Supporting Inuit Priorities
Through the Inuit-Crown Partnership Committee, the Inuit Tapiriit Kanatami and the Government of Canada have worked together to advance important priorities for Inuit such as eliminating tuberculosis in Inuit Nunangat, creating a permanent Inuit Health Survey and addressing overcrowded housing. Through Budget 2019, the Government is providing $286.2 million over five years to expand the reach of successful activities and take action in new areas, including:
- $125.5 million over 10 years for an Inuit-led post-secondary education strategy.
- $50 million over 10 years to continue the important work of the National Inuit Suicide Prevention Strategy.
- $220 million over five years to provide important health and social services to Inuit children.

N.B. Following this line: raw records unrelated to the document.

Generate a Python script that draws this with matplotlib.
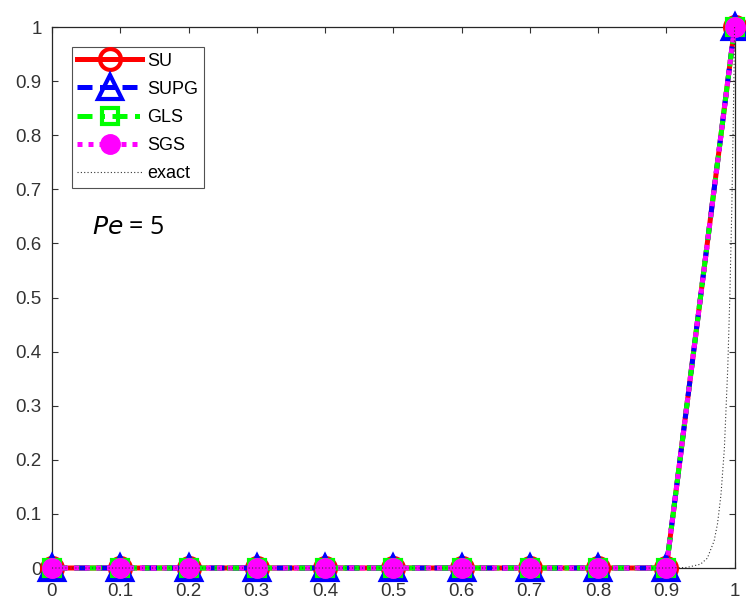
import numpy as np
import matplotlib
matplotlib.use("Agg")
import matplotlib.pyplot as plt

x_nodes = [0, 0.1, 0.2, 0.3, 0.4, 0.5, 0.6, 0.7, 0.8, 0.9, 1.0]
su = [0, 0, 0, 0, 0, 0, 0, 0, 0, 0, 1]
supg = [0, 0, 0, 0, 0, 0, 0, 0, 0, 0, 1]
gls = [0, 0, 0, 0, 0, 0, 0, 0, 0, 0, 1]
sgs = [0, 0, 0, 0, 0, 0, 0, 0, 0, 0, 1]
x_exact = [0.0, 0.90, 0.93, 0.95, 0.96, 0.97, 0.975, 0.98, 0.985, 0.99, 0.993, 0.996, 0.998, 1.0]
y_exact = [0.0, 0.0, 0.001, 0.007, 0.018, 0.05, 0.082, 0.135, 0.22, 0.37, 0.50, 0.67, 0.82, 1.0]
xticks = [0, 0.1, 0.2, 0.3, 0.4, 0.5, 0.6, 0.7, 0.8, 0.9, 1]
yticks = [0, 0.1, 0.2, 0.3, 0.4, 0.5, 0.6, 0.7, 0.8, 0.9, 1]

plt.rcParams['font.family'] = ['Liberation Sans', 'DejaVu Sans']

fig = plt.figure(figsize=(7.46, 6.01), dpi=100)
ax = fig.add_axes([0.0697, 0.0549, 0.915, 0.9])

lw = 3.6
ax.plot(x_nodes, su, color='#ff0000', lw=lw, ls='-', marker='o', ms=15,
        mfc='none', mec='#ff0000', mew=3, label='SU', clip_on=False, zorder=3)
ax.plot(x_nodes, supg, color='#0000ff', lw=lw, ls=(0, (3, 1.5)), marker='^', ms=17,
        mfc='none', mec='#0000ff', mew=3, label='SUPG', clip_on=False, zorder=4)
ax.plot(x_nodes, gls, color='#00ff00', lw=lw, ls=(0, (3, 1.5, 1, 1.5)), marker='s', ms=11,
        mfc='none', mec='#00ff00', mew=3, label='GLS', clip_on=False, zorder=5)
ax.plot(x_nodes, sgs, color='#ff00ff', lw=lw, ls=(0, (1.0, 1.2)), marker='o', ms=14,
        mfc='#ff00ff', mec='#ff00ff', mew=1, label='SGS', clip_on=False, zorder=6)
ax.plot(x_exact, y_exact, color='#333333', lw=0.8, ls=(0, (1, 2)), label='exact',
        clip_on=False, zorder=7)

ax.set_xlim(0, 1)
ax.set_ylim(0, 1)
ax.set_xticks(xticks)
ax.set_yticks(yticks)
ax.set_xticklabels([f"{t:g}" for t in xticks])
ax.set_yticklabels([f"{t:g}" for t in yticks])
ax.tick_params(direction='in', length=4, width=0.8, top=True, right=True,
               labelsize=13.5, colors='#333333')
ax.tick_params(axis='x', pad=11)
ax.tick_params(axis='y', pad=7.5)
for s in ax.spines.values():
    s.set_color('#262626')
    s.set_linewidth(0.9)

leg = ax.legend(loc='upper left', bbox_to_anchor=(0.029, 0.963), numpoints=1,
                handlelength=3.6, fontsize=13, frameon=True, fancybox=False,
                edgecolor='#262626', borderpad=0.3, labelspacing=0.62,
                handletextpad=0.3, borderaxespad=0, markerscale=1.0)
leg.get_frame().set_linewidth(0.8)

ax.text(0.058, 0.63, r'$\it{Pe}$ = 5', fontsize=18, family=['Open Sans', 'DejaVu Sans'],
        transform=ax.transData, va='center', ha='left', color='black')

fig.savefig('out.png', dpi=100)
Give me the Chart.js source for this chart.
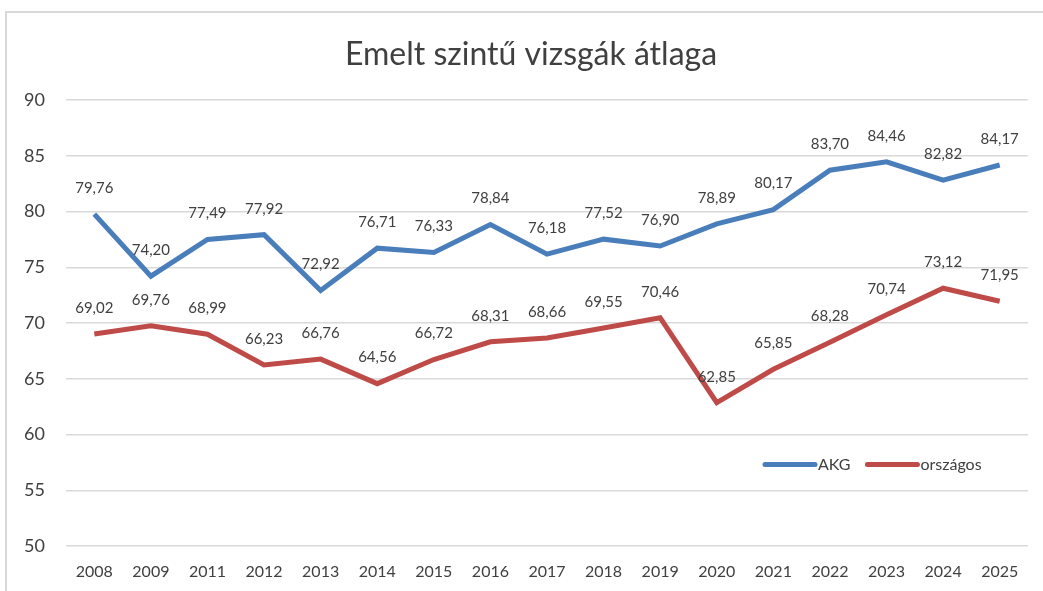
<!DOCTYPE html>
<html>
<head>
<meta charset="utf-8">
<script src="https://cdn.jsdelivr.net/npm/chart.js@4.4.1/dist/chart.umd.min.js"></script>
<style>
  html, body { margin: 0; padding: 0; background: #fff; }
  #wrap { position: relative; width: 1043px; height: 591px; overflow: hidden; }
  #frame { position: absolute; left: 5px; top: 11px; width: 1200px; height: 700px;
           border-left: 2px solid #d9d9d9; border-top: 2px solid #d9d9d9; box-sizing: border-box; }
  canvas { position: absolute; left: 0; top: 0; }
</style>
</head>
<body>
<div id="wrap">
  <div id="frame"></div>
  <canvas id="c" width="1043" height="591"></canvas>
</div>
<script>
const categories = ["2008","2009","2011","2012","2013","2014","2015","2016","2017","2018","2019","2020","2021","2022","2023","2024","2025"];
const akgValues = [79.76, 74.20, 77.49, 77.92, 72.92, 76.71, 76.33, 78.84, 76.18, 77.52, 76.90, 78.89, 80.17, 83.70, 84.46, 82.82, 84.17];
const orszagosValues = [69.02, 69.76, 68.99, 66.23, 66.76, 64.56, 66.72, 68.31, 68.66, 69.55, 70.46, 62.85, 65.85, 68.28, 70.74, 73.12, 71.95];
const seriesNames = ["AKG", "országos"];
const titleText = "Emelt szintű vizsgák átlaga";

const FONT = "Lato, 'Open Sans', sans-serif";
const TEXT = "#404040";
const BLUE = "#4a7ebb";
const RED = "#be4b48";

const titlePlugin = {
  id: 'frameTitle',
  afterDraw(chart) {
    const ctx = chart.ctx;
    ctx.save();
    ctx.font = "32px " + FONT;
    ctx.fillStyle = TEXT;
    ctx.textAlign = "center";
    ctx.textBaseline = "middle";
    ctx.fillText(titleText, 531, 55);
    ctx.restore();
  }
};

const labelsPlugin = {
  id: 'valueLabels',
  afterDatasetsDraw(chart) {
    const ctx = chart.ctx;
    ctx.save();
    ctx.font = "15px " + FONT;
    ctx.fillStyle = TEXT;
    ctx.textAlign = "center";
    ctx.textBaseline = "middle";
    chart.data.datasets.forEach((ds, i) => {
      const meta = chart.getDatasetMeta(i);
      meta.data.forEach((pt, j) => {
        const txt = ds.data[j].toFixed(2).replace('.', ',');
        ctx.fillText(txt, pt.x, pt.y - 26);
      });
    });
    ctx.restore();
  }
};

const legendPlugin = {
  id: 'insideLegend',
  afterDraw(chart) {
    const ctx = chart.ctx;
    const y = chart.scales.y.getPixelForValue(57.3);
    let x = 765;
    ctx.save();
    ctx.font = "16px " + FONT;
    ctx.textBaseline = "middle";
    ctx.textAlign = "left";
    chart.data.datasets.forEach((ds) => {
      ctx.strokeStyle = ds.borderColor;
      ctx.lineWidth = 5;
      ctx.lineCap = "round";
      ctx.beginPath();
      ctx.moveTo(x, y);
      ctx.lineTo(x + 50, y);
      ctx.stroke();
      ctx.fillStyle = TEXT;
      ctx.fillText(ds.label, x + 53, y);
      x += 53 + ctx.measureText(ds.label).width + 17;
    });
    ctx.restore();
  }
};

new Chart(document.getElementById('c'), {
  type: 'line',
  data: {
    labels: categories,
    datasets: [
      { label: seriesNames[0], data: akgValues, borderColor: BLUE, backgroundColor: BLUE,
        borderWidth: 5, pointRadius: 0, tension: 0, borderJoinStyle: 'miter', fill: false },
      { label: seriesNames[1], data: orszagosValues, borderColor: RED, backgroundColor: RED,
        borderWidth: 5, pointRadius: 0, tension: 0, borderJoinStyle: 'miter', fill: false }
    ]
  },
  options: {
    responsive: false,
    animation: false,
    layout: { padding: { left: 0, right: 15, top: 100, bottom: 0 } },
    plugins: {
      legend: { display: false },
      tooltip: { enabled: false },
      title: { display: false }
    },
    scales: {
      x: {
        offset: true,
        grid: { display: false, drawTicks: false },
        border: { display: false },
        ticks: { color: TEXT, font: { family: FONT, size: 16 }, padding: 16, maxRotation: 0, autoSkip: false },
        afterFit(s) { s.height = 45; }
      },
      y: {
        min: 50, max: 90,
        grid: { color: "#d9d9d9", lineWidth: 1.5, drawTicks: false },
        border: { display: false },
        ticks: { stepSize: 5, color: TEXT, font: { family: FONT, size: 18 }, padding: 21 },
        afterFit(s) { s.width = 66; }
      }
    }
  },
  plugins: [labelsPlugin, legendPlugin, titlePlugin]
});
</script>
</body>
</html>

- Support for a distinctions-based approach to Indigenous language revitalization projects with $333.7 million over five years, and $115.7 million ongoing to preserve, promote and revitalize Indigenous languages, including Inuktitut and Inuvialuktun.
- Up to $100 million to establish an Indigenous Growth Fund to further encourage investments in Indigenous-led businesses by Aboriginal Financial Institutions, including for Inuit entrepreneurs.
Supporting Métis Nation Priorities
In 2017, the Government of Canada and the Métis Nation signed the Canada-Métis Nation Accord. In this agreement, both parties agreed to work together on advancing joint policy objectives and making real progress to improve socio-economic outcomes for Métis Peoples. Building on the significant investments already made to support Métis Nation priorities in the areas of housing, skills and training, early learning and child care, and governance capacity, Budget 2019 continues this progress on Métis Nation priorities, including
- $362 million over 10 years to support a Métis Nation-led post-secondary education strategy.
- $30 million to recognize the contribution of Métis veterans to the country’s Second World War efforts and to commemorate the sacrifices and achievements of all Métis veterans.
- Support for a distinctions-based approach to Indigenous language revitalization projects with $333.7 million over five years, and $115.7 million ongoing to preserve, promote and revitalize Indigenous languages, including Michif, the traditional language spoken by Métis Peoples.
- $50 million over five years to enhance the funding of the Métis Capital Corporations to support the start-up and expansion of Métis small and medium-sized enterprises, and up to $100 million to establish an Indigenous Growth Fund to further encourage investments in Indigenous-led businesses by Aboriginal Financial Institutions, including Métis Capital Corporations.